#### Set task:
Output the full listing below exactly as it reads, and skip anything that is a picture.

··· Data block ···

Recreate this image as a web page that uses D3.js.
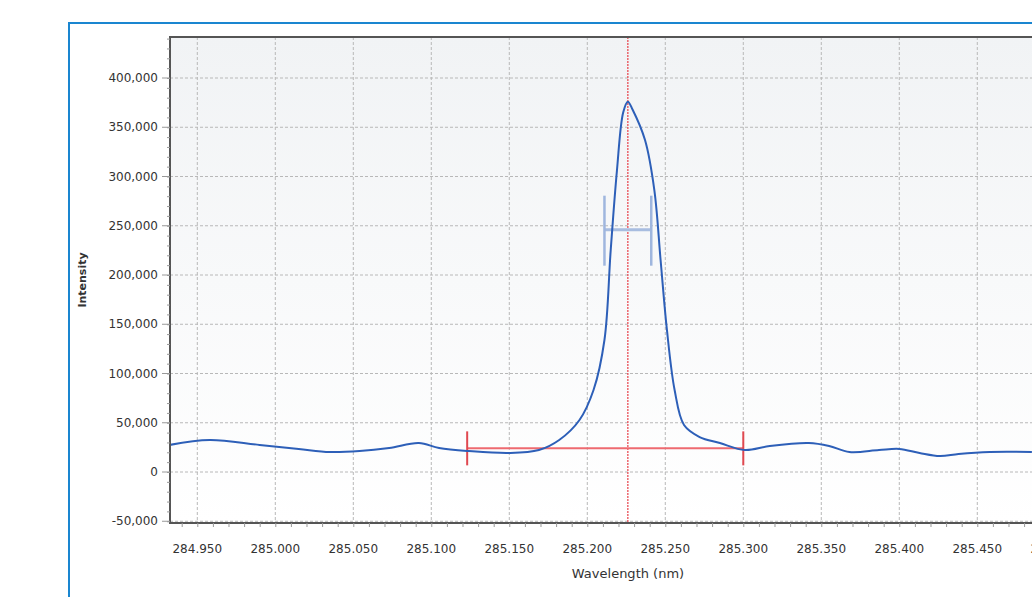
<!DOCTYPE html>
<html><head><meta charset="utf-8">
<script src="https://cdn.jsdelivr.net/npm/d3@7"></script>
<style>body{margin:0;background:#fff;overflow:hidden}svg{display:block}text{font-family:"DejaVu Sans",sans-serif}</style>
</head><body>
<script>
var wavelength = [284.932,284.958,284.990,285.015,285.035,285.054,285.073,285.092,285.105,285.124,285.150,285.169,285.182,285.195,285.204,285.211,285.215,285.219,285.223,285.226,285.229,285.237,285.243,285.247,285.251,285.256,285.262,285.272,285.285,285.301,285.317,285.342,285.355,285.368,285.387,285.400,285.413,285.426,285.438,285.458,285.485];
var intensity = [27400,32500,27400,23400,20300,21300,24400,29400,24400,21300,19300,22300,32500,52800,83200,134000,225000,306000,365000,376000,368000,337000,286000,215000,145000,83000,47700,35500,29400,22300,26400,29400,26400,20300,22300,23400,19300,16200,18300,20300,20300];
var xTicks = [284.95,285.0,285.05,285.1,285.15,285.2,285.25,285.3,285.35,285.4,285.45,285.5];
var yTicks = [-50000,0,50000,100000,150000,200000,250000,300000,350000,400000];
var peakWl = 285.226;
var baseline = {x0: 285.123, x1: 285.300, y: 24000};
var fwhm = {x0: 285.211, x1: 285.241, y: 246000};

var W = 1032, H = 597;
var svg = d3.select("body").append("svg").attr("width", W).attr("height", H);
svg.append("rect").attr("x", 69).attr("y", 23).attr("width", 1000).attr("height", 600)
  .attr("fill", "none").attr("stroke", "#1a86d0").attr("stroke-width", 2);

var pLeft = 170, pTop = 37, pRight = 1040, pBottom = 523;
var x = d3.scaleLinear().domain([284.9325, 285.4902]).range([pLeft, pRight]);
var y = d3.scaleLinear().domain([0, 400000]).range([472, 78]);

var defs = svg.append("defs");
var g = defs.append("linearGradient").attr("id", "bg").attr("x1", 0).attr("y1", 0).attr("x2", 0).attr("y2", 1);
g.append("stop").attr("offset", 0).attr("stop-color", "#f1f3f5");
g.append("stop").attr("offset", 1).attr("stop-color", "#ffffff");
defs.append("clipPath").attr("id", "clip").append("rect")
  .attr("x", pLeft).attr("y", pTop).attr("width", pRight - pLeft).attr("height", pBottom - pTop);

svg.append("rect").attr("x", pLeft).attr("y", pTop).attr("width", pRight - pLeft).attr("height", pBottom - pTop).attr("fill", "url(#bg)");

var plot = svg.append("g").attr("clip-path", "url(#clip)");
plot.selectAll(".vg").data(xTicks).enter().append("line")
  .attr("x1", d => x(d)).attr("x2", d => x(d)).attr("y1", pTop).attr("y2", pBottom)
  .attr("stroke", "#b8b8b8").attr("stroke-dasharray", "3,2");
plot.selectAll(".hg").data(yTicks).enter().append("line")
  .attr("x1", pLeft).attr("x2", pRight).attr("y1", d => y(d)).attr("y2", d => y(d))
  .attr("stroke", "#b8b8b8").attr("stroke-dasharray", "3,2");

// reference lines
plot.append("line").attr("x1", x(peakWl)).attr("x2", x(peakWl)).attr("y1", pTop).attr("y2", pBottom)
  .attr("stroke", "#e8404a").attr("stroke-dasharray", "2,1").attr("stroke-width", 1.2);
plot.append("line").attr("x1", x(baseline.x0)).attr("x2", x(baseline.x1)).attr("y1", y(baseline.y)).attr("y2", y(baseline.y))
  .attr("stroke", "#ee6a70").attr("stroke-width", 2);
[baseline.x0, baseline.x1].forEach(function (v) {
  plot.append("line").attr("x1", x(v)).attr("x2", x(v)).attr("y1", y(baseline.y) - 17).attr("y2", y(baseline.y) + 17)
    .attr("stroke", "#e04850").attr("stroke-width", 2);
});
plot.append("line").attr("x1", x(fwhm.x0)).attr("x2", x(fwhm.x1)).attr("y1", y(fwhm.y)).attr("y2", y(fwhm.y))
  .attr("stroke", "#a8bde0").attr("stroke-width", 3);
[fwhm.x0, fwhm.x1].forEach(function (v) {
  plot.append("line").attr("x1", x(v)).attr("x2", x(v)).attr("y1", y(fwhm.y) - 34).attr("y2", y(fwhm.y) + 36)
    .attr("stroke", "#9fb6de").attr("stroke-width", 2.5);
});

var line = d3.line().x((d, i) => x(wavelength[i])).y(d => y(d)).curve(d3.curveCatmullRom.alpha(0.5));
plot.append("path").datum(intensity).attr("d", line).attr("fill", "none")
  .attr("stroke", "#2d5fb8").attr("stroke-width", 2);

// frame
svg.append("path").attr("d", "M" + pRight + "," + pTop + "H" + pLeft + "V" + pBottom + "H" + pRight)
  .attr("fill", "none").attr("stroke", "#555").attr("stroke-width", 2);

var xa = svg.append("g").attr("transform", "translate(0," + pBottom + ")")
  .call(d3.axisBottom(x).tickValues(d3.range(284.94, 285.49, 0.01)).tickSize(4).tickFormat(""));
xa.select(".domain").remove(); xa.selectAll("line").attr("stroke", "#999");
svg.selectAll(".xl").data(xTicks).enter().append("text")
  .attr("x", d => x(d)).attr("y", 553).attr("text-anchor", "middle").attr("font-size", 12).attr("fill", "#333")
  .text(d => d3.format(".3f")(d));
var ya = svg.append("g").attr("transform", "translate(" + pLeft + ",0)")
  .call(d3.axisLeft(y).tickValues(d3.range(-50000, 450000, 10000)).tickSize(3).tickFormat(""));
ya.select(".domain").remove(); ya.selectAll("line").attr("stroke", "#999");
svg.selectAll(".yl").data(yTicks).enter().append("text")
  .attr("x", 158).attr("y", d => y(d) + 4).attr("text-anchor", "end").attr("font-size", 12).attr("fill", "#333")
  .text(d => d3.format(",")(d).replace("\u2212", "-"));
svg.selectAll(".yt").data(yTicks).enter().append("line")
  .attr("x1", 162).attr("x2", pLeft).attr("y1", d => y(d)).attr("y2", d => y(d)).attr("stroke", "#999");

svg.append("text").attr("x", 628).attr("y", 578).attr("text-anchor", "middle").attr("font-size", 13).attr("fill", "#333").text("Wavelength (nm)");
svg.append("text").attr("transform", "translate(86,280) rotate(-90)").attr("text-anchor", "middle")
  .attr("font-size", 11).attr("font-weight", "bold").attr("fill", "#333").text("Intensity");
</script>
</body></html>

···

#### Response below:
Recreate this image as a web page that uses D3.js.
<!DOCTYPE html>
<html><head><meta charset="utf-8">
<script src="https://cdn.jsdelivr.net/npm/d3@7"></script>
<style>body{margin:0;background:#fff;overflow:hidden}svg{display:block}text{font-family:"DejaVu Sans",sans-serif}</style>
</head><body>
<script>
var wavelength = [284.932,284.958,284.990,285.015,285.035,285.054,285.073,285.092,285.105,285.124,285.150,285.169,285.182,285.195,285.204,285.211,285.215,285.219,285.223,285.226,285.229,285.237,285.243,285.247,285.251,285.256,285.262,285.272,285.285,285.301,285.317,285.342,285.355,285.368,285.387,285.400,285.413,285.426,285.438,285.458,285.485];
var intensity = [27400,32500,27400,23400,20300,21300,24400,29400,24400,21300,19300,22300,32500,52800,83200,134000,225000,306000,365000,376000,368000,337000,286000,215000,145000,83000,47700,35500,29400,22300,26400,29400,26400,20300,22300,23400,19300,16200,18300,20300,20300];
var xTicks = [284.95,285.0,285.05,285.1,285.15,285.2,285.25,285.3,285.35,285.4,285.45,285.5];
var yTicks = [-50000,0,50000,100000,150000,200000,250000,300000,350000,400000];
var peakWl = 285.226;
var baseline = {x0: 285.123, x1: 285.300, y: 24000};
var fwhm = {x0: 285.211, x1: 285.241, y: 246000};

var W = 1032, H = 597;
var svg = d3.select("body").append("svg").attr("width", W).attr("height", H);
svg.append("rect").attr("x", 69).attr("y", 23).attr("width", 1000).attr("height", 600)
  .attr("fill", "none").attr("stroke", "#1a86d0").attr("stroke-width", 2);

var pLeft = 170, pTop = 37, pRight = 1040, pBottom = 523;
var x = d3.scaleLinear().domain([284.9325, 285.4902]).range([pLeft, pRight]);
var y = d3.scaleLinear().domain([0, 400000]).range([472, 78]);

var defs = svg.append("defs");
var g = defs.append("linearGradient").attr("id", "bg").attr("x1", 0).attr("y1", 0).attr("x2", 0).attr("y2", 1);
g.append("stop").attr("offset", 0).attr("stop-color", "#f1f3f5");
g.append("stop").attr("offset", 1).attr("stop-color", "#ffffff");
defs.append("clipPath").attr("id", "clip").append("rect")
  .attr("x", pLeft).attr("y", pTop).attr("width", pRight - pLeft).attr("height", pBottom - pTop);

svg.append("rect").attr("x", pLeft).attr("y", pTop).attr("width", pRight - pLeft).attr("height", pBottom - pTop).attr("fill", "url(#bg)");

var plot = svg.append("g").attr("clip-path", "url(#clip)");
plot.selectAll(".vg").data(xTicks).enter().append("line")
  .attr("x1", d => x(d)).attr("x2", d => x(d)).attr("y1", pTop).attr("y2", pBottom)
  .attr("stroke", "#b8b8b8").attr("stroke-dasharray", "3,2");
plot.selectAll(".hg").data(yTicks).enter().append("line")
  .attr("x1", pLeft).attr("x2", pRight).attr("y1", d => y(d)).attr("y2", d => y(d))
  .attr("stroke", "#b8b8b8").attr("stroke-dasharray", "3,2");

// reference lines
plot.append("line").attr("x1", x(peakWl)).attr("x2", x(peakWl)).attr("y1", pTop).attr("y2", pBottom)
  .attr("stroke", "#e8404a").attr("stroke-dasharray", "2,1").attr("stroke-width", 1.2);
plot.append("line").attr("x1", x(baseline.x0)).attr("x2", x(baseline.x1)).attr("y1", y(baseline.y)).attr("y2", y(baseline.y))
  .attr("stroke", "#ee6a70").attr("stroke-width", 2);
[baseline.x0, baseline.x1].forEach(function (v) {
  plot.append("line").attr("x1", x(v)).attr("x2", x(v)).attr("y1", y(baseline.y) - 17).attr("y2", y(baseline.y) + 17)
    .attr("stroke", "#e04850").attr("stroke-width", 2);
});
plot.append("line").attr("x1", x(fwhm.x0)).attr("x2", x(fwhm.x1)).attr("y1", y(fwhm.y)).attr("y2", y(fwhm.y))
  .attr("stroke", "#a8bde0").attr("stroke-width", 3);
[fwhm.x0, fwhm.x1].forEach(function (v) {
  plot.append("line").attr("x1", x(v)).attr("x2", x(v)).attr("y1", y(fwhm.y) - 34).attr("y2", y(fwhm.y) + 36)
    .attr("stroke", "#9fb6de").attr("stroke-width", 2.5);
});

var line = d3.line().x((d, i) => x(wavelength[i])).y(d => y(d)).curve(d3.curveCatmullRom.alpha(0.5));
plot.append("path").datum(intensity).attr("d", line).attr("fill", "none")
  .attr("stroke", "#2d5fb8").attr("stroke-width", 2);

// frame
svg.append("path").attr("d", "M" + pRight + "," + pTop + "H" + pLeft + "V" + pBottom + "H" + pRight)
  .attr("fill", "none").attr("stroke", "#555").attr("stroke-width", 2);

var xa = svg.append("g").attr("transform", "translate(0," + pBottom + ")")
  .call(d3.axisBottom(x).tickValues(d3.range(284.94, 285.49, 0.01)).tickSize(4).tickFormat(""));
xa.select(".domain").remove(); xa.selectAll("line").attr("stroke", "#999");
svg.selectAll(".xl").data(xTicks).enter().append("text")
  .attr("x", d => x(d)).attr("y", 553).attr("text-anchor", "middle").attr("font-size", 12).attr("fill", "#333")
  .text(d => d3.format(".3f")(d));
var ya = svg.append("g").attr("transform", "translate(" + pLeft + ",0)")
  .call(d3.axisLeft(y).tickValues(d3.range(-50000, 450000, 10000)).tickSize(3).tickFormat(""));
ya.select(".domain").remove(); ya.selectAll("line").attr("stroke", "#999");
svg.selectAll(".yl").data(yTicks).enter().append("text")
  .attr("x", 158).attr("y", d => y(d) + 4).attr("text-anchor", "end").attr("font-size", 12).attr("fill", "#333")
  .text(d => d3.format(",")(d).replace("\u2212", "-"));
svg.selectAll(".yt").data(yTicks).enter().append("line")
  .attr("x1", 162).attr("x2", pLeft).attr("y1", d => y(d)).attr("y2", d => y(d)).attr("stroke", "#999");

svg.append("text").attr("x", 628).attr("y", 578).attr("text-anchor", "middle").attr("font-size", 13).attr("fill", "#333").text("Wavelength (nm)");
svg.append("text").attr("transform", "translate(86,280) rotate(-90)").attr("text-anchor", "middle")
  .attr("font-size", 11).attr("font-weight", "bold").attr("fill", "#333").text("Intensity");
</script>
</body></html>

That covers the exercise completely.